Buying a packet of gum
I leave the ATM with the firm intention of spending what is now US$19.80. But on a tour of the centre of Antiguo Cuscatlán, I visit 30 shops and find that spending my cryptocurrency is impossible.
One of the fears is that people start receiving their salary in bitcoins. That is subject to fluctuations because, as you can see, they deposit $300 on payday, when you go to the bank the next day it may drop to $280
Just as I am about to give up, I ask in one last store if I can use bitcoins there. Luis Benítez, a young man, gets up from his chair confused and replies doubtfully “mmmm, yes I think so”.
After 10 minutes struggling with the application and a couple of error messages, I manage to buy a pack of gum. With the losses from the fall of bitcoin and the cost of the, gum, I ended up spending $3 dollars. It should have cost $0.50 cents.
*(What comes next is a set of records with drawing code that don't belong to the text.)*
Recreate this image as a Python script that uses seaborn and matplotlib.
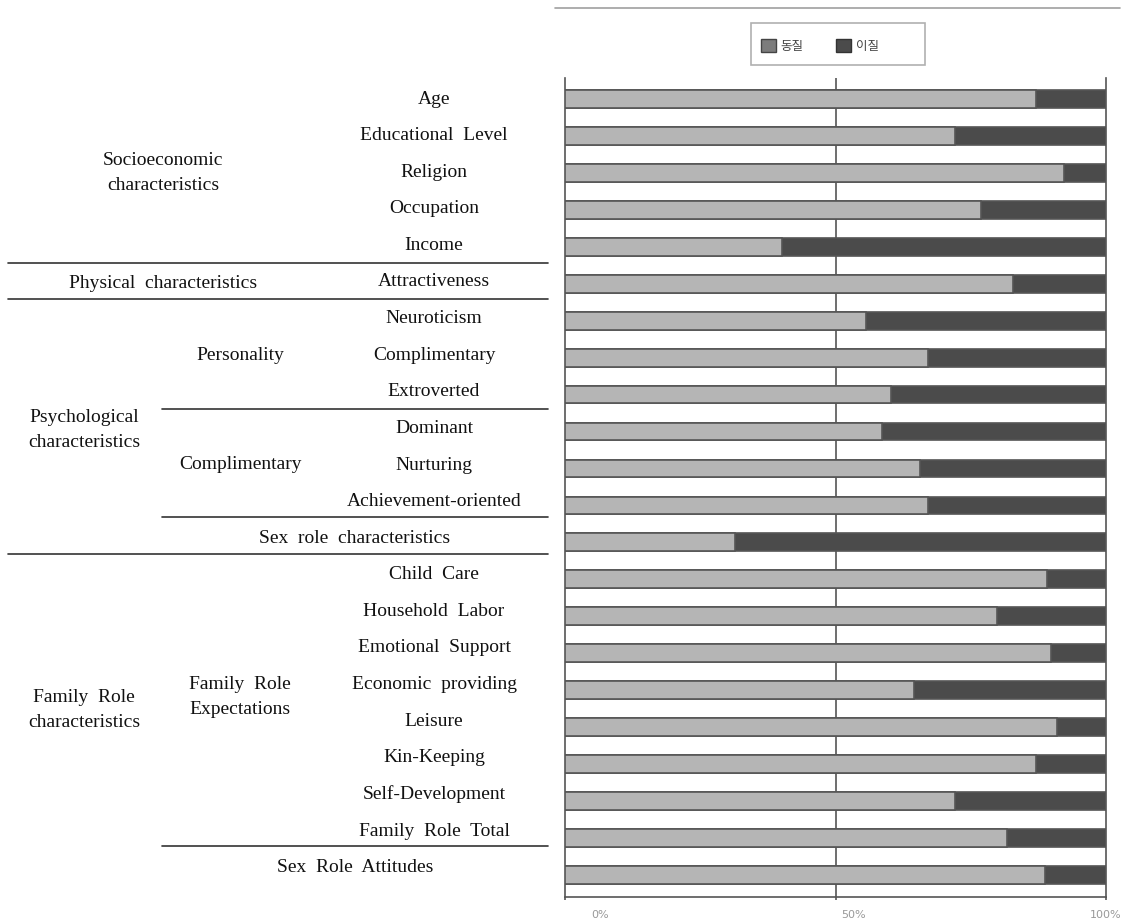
import matplotlib
matplotlib.use('Agg')
import matplotlib.pyplot as plt
import matplotlib.transforms as mtransforms
import seaborn as sns
import pandas as pd
from matplotlib.lines import Line2D
from matplotlib.patches import Patch, Rectangle

# ---------------- data ----------------
items = ['Age', 'Educational  Level', 'Religion', 'Occupation', 'Income',
         'Attractiveness', 'Neuroticism', 'Complimentary', 'Extroverted',
         'Dominant', 'Nurturing', 'Achievement-oriented', 'Sex role characteristics',
         'Child  Care', 'Household  Labor', 'Emotional  Support', 'Economic  providing',
         'Leisure', 'Kin-Keeping', 'Self-Development', 'Family  Role  Total',
         'Sex Role Attitudes']
homogeneous = [87.0, 72.0, 92.2, 76.9, 40.1, 82.8, 55.6, 67.1, 60.3, 58.6, 65.6,
               67.1, 31.4, 89.1, 79.9, 89.8, 64.5, 90.9, 87.1, 72.1, 81.7, 88.7]
total = [100] * len(items)
legend_labels = ['동질', '이질']
x_ticks = [0, 50, 100]
x_tick_labels = ['0%', '50%', '100%']

# ---------------- style ----------------
sns.set_theme(style='white')
plt.rcParams['font.family'] = ['Liberation Serif', 'Noto Sans CJK KR', 'DejaVu Sans']

LIGHT = '#b5b5b5'
DARK = '#4b4b4b'
EDGE = '#555555'

W, H = 1133, 922
fig = plt.figure(figsize=(W / 100, H / 100), dpi=100)
fig.patch.set_facecolor('white')


def fx(x):
    return x / W


def fy(y):
    return 1 - y / H


ax = fig.add_axes([fx(565), fy(897), (1106 - 565) / W, (897 - 78) / H])

df = pd.DataFrame({'item': items, 'homo': homogeneous, 'total': total})
ax.axvline(50, color=EDGE, lw=1.2, zorder=0)
sns.barplot(data=df, y='item', x='total', orient='h', color=DARK, saturation=1,
            width=0.48, edgecolor=EDGE, linewidth=1.2, ax=ax, zorder=2)
sns.barplot(data=df, y='item', x='homo', orient='h', color=LIGHT, saturation=1,
            width=0.48, edgecolor=EDGE, linewidth=1.2, ax=ax, zorder=3)

ax.set_xlim(0, 100)
ax.set_ylim(21.6, -0.57)
ax.set_yticks([])
ax.set_ylabel('')
ax.set_xlabel('')
ax.set_xticks(x_ticks)
ax.set_xticklabels([])
ax.tick_params(axis='x', length=2, width=1.2, color=EDGE, bottom=True)
for s in ['left', 'right', 'bottom']:
    ax.spines[s].set_visible(True)
    ax.spines[s].set_color(EDGE)
    ax.spines[s].set_linewidth(1.2)
ax.spines['top'].set_visible(False)

# tick labels (the original labels sit slightly right of their ticks)
base = mtransforms.blended_transform_factory(ax.transData, fig.transFigure)
for xv, lab, dx in zip(x_ticks, x_tick_labels, [35, 18, 0]):
    tr = base + mtransforms.ScaledTranslation(dx / 100, 0, fig.dpi_scale_trans)
    ax.text(xv, fy(915), lab, transform=tr, ha='center', va='center',
            fontsize=8, color='#999999', family='DejaVu Sans', clip_on=False)

# legend
handles = [Patch(facecolor='#7c7c7c', edgecolor='#444'), Patch(facecolor=DARK, edgecolor='#333')]
leg = fig.legend(handles, legend_labels, loc='center', bbox_to_anchor=(fx(820), fy(46)),
                 ncol=2, frameon=False,
                 prop={'family': 'Noto Sans CJK KR', 'size': 9},
                 handlelength=1.2, handleheight=1.2, handletextpad=0.4,
                 columnspacing=2.6, labelcolor='#444')
fig.add_artist(Rectangle((fx(751), fy(65)), (925 - 751) / W, (65 - 23) / H,
                         transform=fig.transFigure, facecolor='none',
                         edgecolor='#b0b0b0', lw=1.2))

# top rule
fig.add_artist(Line2D([fx(555), fx(1120)], [fy(8), fy(8)], color='#a0a0a0', lw=1.2))

# ---------------- left table ----------------
TXT = dict(ha='center', va='center', fontsize=14, color='#111111', family='Liberation Serif')
for i, lab in enumerate(items):
    if lab in ('Sex role characteristics', 'Sex Role Attitudes'):
        continue
    fig.text(fx(434), fy(99 + i * 36.6), lab, **TXT)

fig.text(fx(355), fy(99 + 12 * 36.6), 'Sex  role  characteristics', **TXT)
fig.text(fx(355), fy(99 + 21 * 36.6), 'Sex  Role  Attitudes', **TXT)

groups = [
    ('Socioeconomic\ncharacteristics', 163, 173),
    ('Physical  characteristics', 163, 283),
    ('Personality', 240, 355),
    ('Psychological\ncharacteristics', 84, 430),
    ('Complimentary', 240, 464),
    ('Family  Role\ncharacteristics', 84, 710),
    ('Family  Role\nExpectations', 240, 697),
]
for lab, x, y in groups:
    fig.text(fx(x), fy(y), lab, linespacing=1.65, **TXT)

rules = [(8, 548, 263), (8, 548, 299), (162, 548, 409), (162, 548, 517),
         (8, 548, 554), (162, 548, 846)]
for x0, x1, y in rules:
    fig.add_artist(Line2D([fx(x0), fx(x1)], [fy(y), fy(y)], color='#333333', lw=1.2))

fig.savefig('out.png', dpi=100, facecolor='white')
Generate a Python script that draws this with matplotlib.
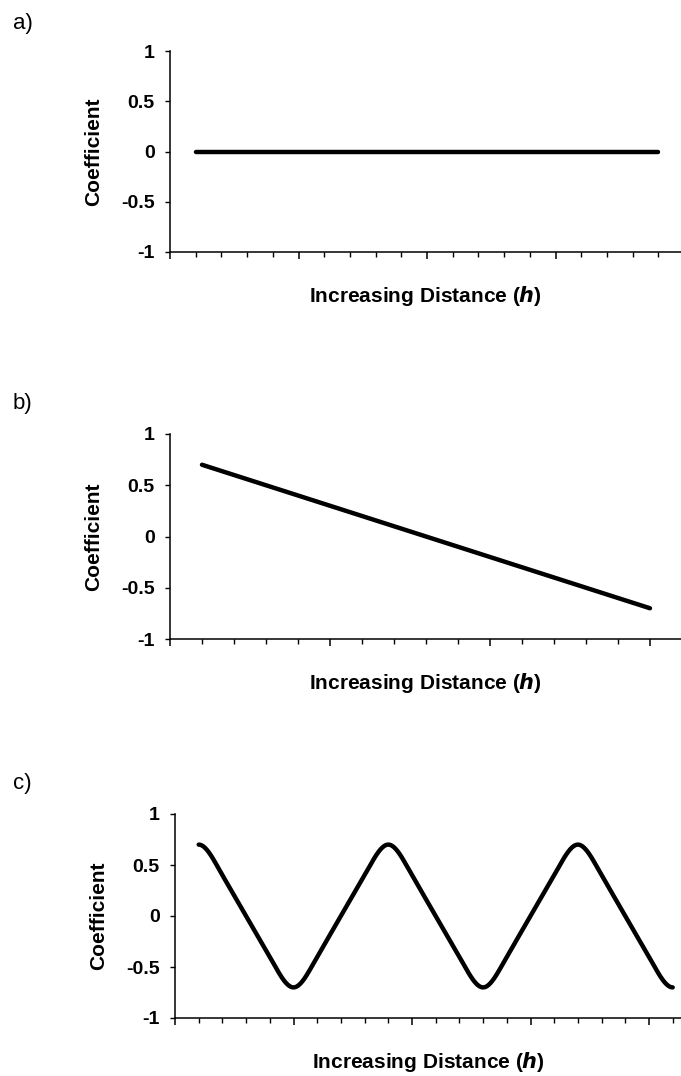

A survey published by the University Institute of Public Opinion (Iudop) suggests that Bukele’s bitcoin gamble caused his approval rate to drop from 8.7% to 7.6% in just three months. The survey also indicates that 9 out of 10 Salvadorans still do not have a clear idea about what bitcoin is. 67% of the population believes that the law should be repealed. Despite this, it is legally mandated people receive bitcoin as payment. For now, with respect to value, the energy equation and simply how to use it, Salvadorans are left with more questions than answers.